Of course knowledge is different from omniscience, since they are not synonyms. What are you getting at ?

"Your choice is not negated by that knowledge, free will is negated by omniscience"

So ? Knowledge does not negate choice. Omniscience negates free will because it KNOWS EVERYTHING. Free will implies that you could make another choice, which you can't, and that's the topic of the thread. You still choose even if you only have only one option, which is why you were wrong about that.

2) You start a new argument when you distinguish knowing from the capability of knowing:
"the mere fact that someone can know what you will do means you cannot do anything else"

I didn't start another argument. I explained the source of your confusion: Even in principle, if I can know for sure what you will do, you cannot choose to do anything else. By definition, otherwise you wouldn't KNOW FOR SURE.

I called you on those and then you denied it here:
"I did no such thing, so the admission is only in your mind."

No. You said I changed my argument. I did no such thing: I corrected you about one thing and then qualified my answer. Boy, you have trouble following posts.

By the way, when you quote someone, it's a good idea to actually include the link to the post, so others don't have to search through the thread to find out if you're misquoting or not.
 
If the choice "informs" the OB's knowledge, this implies a causal chain of events, which implies a temporal order: the choice is made, the OB is informed, then the OB knows of the choice. If the choice is known at a time before it happens, then this description is incorrect. Either the OB knows, or does not know, on the 4th, whether you will drink a root beer on the 6th, and if the OB knows that you will, then you cannot not drink a root beer on the 6th. Placing the OB outside causality doesn't change this, because you remain within causality.
You are using a physical causation of the OB's knowledge to make your point. That invalidates your argument.
The definition we have been using is "all-knowing". There is no constraint or implication that the knowledge comes through physical causation. There is no constraint that the source of the OB's knowledge is not the action of the choice.

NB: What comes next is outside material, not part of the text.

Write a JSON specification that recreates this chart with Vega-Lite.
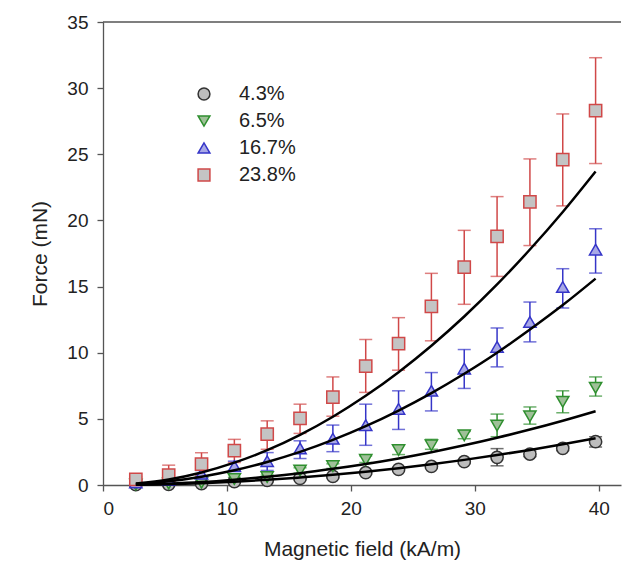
{
  "$schema": "https://vega.github.io/schema/vega-lite/v6.json",
  "autosize": {"type": "none"},
  "width": 518,
  "height": 463,
  "padding": {"left": 103, "top": 22, "right": 1, "bottom": 92},
  "background": "white",
  "config": {
    "view": {"stroke": null},
    "font": "Liberation Sans",
    "axis": {
      "grid": false,
      "domainColor": "#555555",
      "domainWidth": 1.3,
      "tickColor": "#555555",
      "tickWidth": 1.3,
      "tickSize": 6,
      "labelFont": "Liberation Sans",
      "labelFontSize": 19,
      "labelColor": "#222222",
      "titleFont": "Liberation Sans",
      "titleFontSize": 21,
      "titleFontWeight": "normal",
      "titleColor": "#222222"
    },
    "legend": {
      "orient": "none",
      "legendX": 91,
      "legendY": 62,
      "labelFont": "Liberation Sans",
      "labelFontSize": 20,
      "labelColor": "#222222",
      "labelOffset": 25,
      "symbolSize": 140,
      "symbolStrokeWidth": 1.5,
      "rowPadding": 7,
      "padding": 0
    }
  },
  "datasets": {
    "obs": [
      {"series": "4.3%", "x": 2.65, "y": 0.02, "lo": 0.0, "hi": 0.08},
      {"series": "4.3%", "x": 5.3, "y": 0.05, "lo": 0.0, "hi": 0.12},
      {"series": "4.3%", "x": 7.95, "y": 0.1, "lo": 0.02, "hi": 0.18},
      {"series": "4.3%", "x": 10.6, "y": 0.25, "lo": 0.15, "hi": 0.35},
      {"series": "4.3%", "x": 13.25, "y": 0.35, "lo": 0.25, "hi": 0.45},
      {"series": "4.3%", "x": 15.9, "y": 0.5, "lo": 0.4, "hi": 0.6},
      {"series": "4.3%", "x": 18.55, "y": 0.65, "lo": 0.55, "hi": 0.75},
      {"series": "4.3%", "x": 21.2, "y": 0.93, "lo": 0.82, "hi": 1.04},
      {"series": "4.3%", "x": 23.85, "y": 1.18, "lo": 1.06, "hi": 1.3},
      {"series": "4.3%", "x": 26.5, "y": 1.4, "lo": 1.28, "hi": 1.52},
      {"series": "4.3%", "x": 29.15, "y": 1.76, "lo": 1.62, "hi": 1.9},
      {"series": "4.3%", "x": 31.8, "y": 2.09, "lo": 1.45, "hi": 2.75},
      {"series": "4.3%", "x": 34.45, "y": 2.34, "lo": 2.15, "hi": 2.55},
      {"series": "4.3%", "x": 37.1, "y": 2.77, "lo": 2.6, "hi": 2.95},
      {"series": "4.3%", "x": 39.75, "y": 3.27, "lo": 2.87, "hi": 3.65},

      {"series": "6.5%", "x": 2.65, "y": 0.03, "lo": 0.0, "hi": 0.08},
      {"series": "6.5%", "x": 5.3, "y": 0.1, "lo": 0.02, "hi": 0.18},
      {"series": "6.5%", "x": 7.95, "y": 0.17, "lo": 0.07, "hi": 0.27},
      {"series": "6.5%", "x": 10.6, "y": 0.45, "lo": 0.32, "hi": 0.58},
      {"series": "6.5%", "x": 13.25, "y": 0.6, "lo": 0.45, "hi": 0.75},
      {"series": "6.5%", "x": 15.9, "y": 1.1, "lo": 0.9, "hi": 1.3},
      {"series": "6.5%", "x": 18.55, "y": 1.43, "lo": 1.25, "hi": 1.6},
      {"series": "6.5%", "x": 21.2, "y": 1.9, "lo": 1.7, "hi": 2.2},
      {"series": "6.5%", "x": 23.85, "y": 2.64, "lo": 2.3, "hi": 3.0},
      {"series": "6.5%", "x": 26.5, "y": 3.0, "lo": 2.7, "hi": 3.45},
      {"series": "6.5%", "x": 29.15, "y": 3.75, "lo": 3.5, "hi": 4.05},
      {"series": "6.5%", "x": 31.8, "y": 4.5, "lo": 3.65, "hi": 5.36},
      {"series": "6.5%", "x": 34.45, "y": 5.2, "lo": 4.6, "hi": 5.9},
      {"series": "6.5%", "x": 37.1, "y": 6.29, "lo": 5.46, "hi": 7.12},
      {"series": "6.5%", "x": 39.75, "y": 7.35, "lo": 6.72, "hi": 8.17},

      {"series": "16.7%", "x": 2.65, "y": 0.2, "lo": 0.1, "hi": 0.3},
      {"series": "16.7%", "x": 5.3, "y": 0.38, "lo": 0.25, "hi": 0.5},
      {"series": "16.7%", "x": 7.95, "y": 0.85, "lo": 0.6, "hi": 1.1},
      {"series": "16.7%", "x": 10.6, "y": 1.43, "lo": 1.1, "hi": 1.8},
      {"series": "16.7%", "x": 13.25, "y": 1.8, "lo": 1.1, "hi": 2.45},
      {"series": "16.7%", "x": 15.9, "y": 2.77, "lo": 2.0, "hi": 3.34},
      {"series": "16.7%", "x": 18.55, "y": 3.5, "lo": 2.52, "hi": 4.53},
      {"series": "16.7%", "x": 21.2, "y": 4.53, "lo": 3.0, "hi": 6.11},
      {"series": "16.7%", "x": 23.85, "y": 5.75, "lo": 4.2, "hi": 7.12},
      {"series": "16.7%", "x": 26.5, "y": 7.12, "lo": 5.6, "hi": 8.5},
      {"series": "16.7%", "x": 29.15, "y": 8.8, "lo": 7.3, "hi": 10.24},
      {"series": "16.7%", "x": 31.8, "y": 10.44, "lo": 8.93, "hi": 11.87},
      {"series": "16.7%", "x": 34.45, "y": 12.32, "lo": 10.82, "hi": 13.83},
      {"series": "16.7%", "x": 37.1, "y": 14.97, "lo": 13.38, "hi": 16.35},
      {"series": "16.7%", "x": 39.75, "y": 17.79, "lo": 16.02, "hi": 19.37},

      {"series": "23.8%", "x": 2.65, "y": 0.43, "lo": 0.2, "hi": 0.6},
      {"series": "23.8%", "x": 5.3, "y": 0.75, "lo": 0.1, "hi": 1.5},
      {"series": "23.8%", "x": 7.95, "y": 1.58, "lo": 0.7, "hi": 2.44},
      {"series": "23.8%", "x": 10.6, "y": 2.59, "lo": 1.7, "hi": 3.45},
      {"series": "23.8%", "x": 13.25, "y": 3.85, "lo": 2.7, "hi": 4.85},
      {"series": "23.8%", "x": 15.9, "y": 5.03, "lo": 3.9, "hi": 6.11},
      {"series": "23.8%", "x": 18.55, "y": 6.65, "lo": 5.2, "hi": 8.17},
      {"series": "23.8%", "x": 21.2, "y": 8.98, "lo": 7.0, "hi": 11.0},
      {"series": "23.8%", "x": 23.85, "y": 10.69, "lo": 8.68, "hi": 12.65},
      {"series": "23.8%", "x": 26.5, "y": 13.5, "lo": 10.9, "hi": 16.0},
      {"series": "23.8%", "x": 29.15, "y": 16.47, "lo": 13.66, "hi": 19.25},
      {"series": "23.8%", "x": 31.8, "y": 18.8, "lo": 15.77, "hi": 21.8},
      {"series": "23.8%", "x": 34.45, "y": 21.4, "lo": 18.1, "hi": 24.65},
      {"series": "23.8%", "x": 37.1, "y": 24.6, "lo": 21.1, "hi": 28.05},
      {"series": "23.8%", "x": 39.75, "y": 28.3, "lo": 24.3, "hi": 32.3}
    ],
    "fit": [
      {"series": "4.3%", "x": 2.65, "y": 0.016}, {"series": "4.3%", "x": 5.3, "y": 0.063}, {"series": "4.3%", "x": 7.95, "y": 0.14},
      {"series": "4.3%", "x": 10.6, "y": 0.25}, {"series": "4.3%", "x": 13.25, "y": 0.39}, {"series": "4.3%", "x": 15.9, "y": 0.57},
      {"series": "4.3%", "x": 18.55, "y": 0.77}, {"series": "4.3%", "x": 21.2, "y": 1.01}, {"series": "4.3%", "x": 23.85, "y": 1.27},
      {"series": "4.3%", "x": 26.5, "y": 1.57}, {"series": "4.3%", "x": 29.15, "y": 1.9}, {"series": "4.3%", "x": 31.8, "y": 2.26},
      {"series": "4.3%", "x": 34.45, "y": 2.65}, {"series": "4.3%", "x": 37.1, "y": 3.08}, {"series": "4.3%", "x": 39.75, "y": 3.53},

      {"series": "6.5%", "x": 2.65, "y": 0.025}, {"series": "6.5%", "x": 5.3, "y": 0.1}, {"series": "6.5%", "x": 7.95, "y": 0.22},
      {"series": "6.5%", "x": 10.6, "y": 0.4}, {"series": "6.5%", "x": 13.25, "y": 0.62}, {"series": "6.5%", "x": 15.9, "y": 0.89},
      {"series": "6.5%", "x": 18.55, "y": 1.22}, {"series": "6.5%", "x": 21.2, "y": 1.59}, {"series": "6.5%", "x": 23.85, "y": 2.01},
      {"series": "6.5%", "x": 26.5, "y": 2.48}, {"series": "6.5%", "x": 29.15, "y": 3.0}, {"series": "6.5%", "x": 31.8, "y": 3.57},
      {"series": "6.5%", "x": 34.45, "y": 4.19}, {"series": "6.5%", "x": 37.1, "y": 4.86}, {"series": "6.5%", "x": 39.75, "y": 5.58},

      {"series": "16.7%", "x": 2.65, "y": 0.07}, {"series": "16.7%", "x": 5.3, "y": 0.28}, {"series": "16.7%", "x": 7.95, "y": 0.63},
      {"series": "16.7%", "x": 10.6, "y": 1.11}, {"series": "16.7%", "x": 13.25, "y": 1.74}, {"series": "16.7%", "x": 15.9, "y": 2.5},
      {"series": "16.7%", "x": 18.55, "y": 3.41}, {"series": "16.7%", "x": 21.2, "y": 4.45}, {"series": "16.7%", "x": 23.85, "y": 5.63},
      {"series": "16.7%", "x": 26.5, "y": 6.95}, {"series": "16.7%", "x": 29.15, "y": 8.41}, {"series": "16.7%", "x": 31.8, "y": 10.0},
      {"series": "16.7%", "x": 34.45, "y": 11.75}, {"series": "16.7%", "x": 37.1, "y": 13.6}, {"series": "16.7%", "x": 39.75, "y": 15.6},

      {"series": "23.8%", "x": 2.65, "y": 0.105}, {"series": "23.8%", "x": 5.3, "y": 0.42}, {"series": "23.8%", "x": 7.95, "y": 0.95},
      {"series": "23.8%", "x": 10.6, "y": 1.69}, {"series": "23.8%", "x": 13.25, "y": 2.63}, {"series": "23.8%", "x": 15.9, "y": 3.79},
      {"series": "23.8%", "x": 18.55, "y": 5.16}, {"series": "23.8%", "x": 21.2, "y": 6.74}, {"series": "23.8%", "x": 23.85, "y": 8.53},
      {"series": "23.8%", "x": 26.5, "y": 10.53}, {"series": "23.8%", "x": 29.15, "y": 12.74}, {"series": "23.8%", "x": 31.8, "y": 15.16},
      {"series": "23.8%", "x": 34.45, "y": 17.8}, {"series": "23.8%", "x": 37.1, "y": 20.64}, {"series": "23.8%", "x": 39.75, "y": 23.7}
    ]
  },
  "encoding": {
    "x": {
      "field": "x", "type": "quantitative",
      "scale": {"domain": [0, 41.8], "nice": false, "zero": false},
      "axis": {"values": [0, 10, 20, 30, 40], "title": "Magnetic field (kA/m)", "labelPadding": 8, "titlePadding": 20}
    },
    "y": {
      "field": "y", "type": "quantitative",
      "scale": {"domain": [0, 35], "nice": false},
      "axis": {"values": [0, 5, 10, 15, 20, 25, 30, 35], "title": "Force (mN)", "labelPadding": 9, "titlePadding": 16}
    }
  },
  "layer": [
    {
      "data": {"values": [{"top": 35}]},
      "mark": {"type": "rule", "color": "#555555", "strokeWidth": 1.3},
      "encoding": {"x": null, "y": {"field": "top", "type": "quantitative"}}
    },
    {
      "data": {"name": "obs"},
      "mark": {"type": "rule", "strokeWidth": 1.5},
      "encoding": {
        "y": {"field": "lo", "type": "quantitative"},
        "y2": {"field": "hi"},
        "color": {"field": "series", "type": "nominal", "legend": null,
          "scale": {"range": ["#3535c8", "#d04848", "#333333", "#2f8f2f"]}}
      }
    },
    {
      "data": {"name": "obs"},
      "mark": {"type": "tick", "size": 13, "thickness": 1.5, "orient": "horizontal"},
      "encoding": {
        "y": {"field": "lo", "type": "quantitative"},
        "color": {"field": "series", "type": "nominal", "legend": null}
      }
    },
    {
      "data": {"name": "obs"},
      "mark": {"type": "tick", "size": 13, "thickness": 1.5, "orient": "horizontal"},
      "encoding": {
        "y": {"field": "hi", "type": "quantitative"},
        "color": {"field": "series", "type": "nominal", "legend": null}
      }
    },
    {
      "data": {"name": "obs"},
      "mark": {"type": "point", "filled": true, "size": 150, "strokeWidth": 1.5, "opacity": 1},
      "encoding": {
        "shape": {"field": "series", "type": "nominal",
          "scale": {"domain": ["4.3%", "6.5%", "16.7%", "23.8%"], "range": ["circle", "triangle-down", "triangle-up", "square"]},
          "legend": {"title": null}},
        "fill": {"field": "series", "type": "nominal",
          "scale": {"domain": ["4.3%", "6.5%", "16.7%", "23.8%"], "range": ["#bdbdbd", "#9fc098", "#a8a8e6", "#c4c4c4"]},
          "legend": {"title": null}},
        "stroke": {"field": "series", "type": "nominal",
          "scale": {"domain": ["4.3%", "6.5%", "16.7%", "23.8%"], "range": ["#333333", "#2f8f2f", "#3535c8", "#d04848"]},
          "legend": {"title": null}}
      }
    },
    {
      "data": {"name": "fit"},
      "mark": {"type": "line", "color": "black", "strokeWidth": 2.5, "interpolate": "monotone"},
      "encoding": {"detail": {"field": "series", "type": "nominal"}}
    }
  ]
}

Basically, you're invoking a form of time travel as soon as you use a verb.
Dave
And again this has been addressed multiple times that tense is a matter of convenience.
 
Logic is meaningless in an atemporal universe, as you have quite clearly shown.
No one has argued for an atemporal universe except you, so that is your meaningless logic.

Premises lead to conclusions. Without that order, there is no such thing as "logic".
If A and B then C.

As I have repeatedly argued:
If A) A choice is made. (This is common sense.)
and
B) A choice is the source of knowledge for an OB. (This is not precluded by the definition of omniscience.)
then
C) Omniscience does not constrain choice. (Free will and omniscience are not incompatible.)

This is your logic.
As always, if you want to deny the conclusion, you need to explain why B) is not true.
This has not yet been done.
 
No one has argued for an atemporal universe except you, so that is your meaningless logic.

If an omniscient being exists with atemporality, the universe has at least one atemporal element. If a universe has atemporal elements, the universe is atemporal.

That's logic.
 
Okay, so you skipped reading the thread until you found this post and figured you'ld give an analysis that has been refuted multiple times.

The tense issue has been addressed multiple times.
There is no appeal to atemporal causality. This is about omniscience, not physical causality.

The entries are out of order to demonstrate that an OB doe not know things in chronological order. That's a given.
The choice is not predetermined if it is the choice that informs the OB's knowledge.That's the exception to the analysis. No one has addressed this exception except to restate the original claim of knowledge constraining choice, which is to say that the exception has been ignored because no one has been able to develop analysis that rebuts it.

OBs that do not know something are not OBs.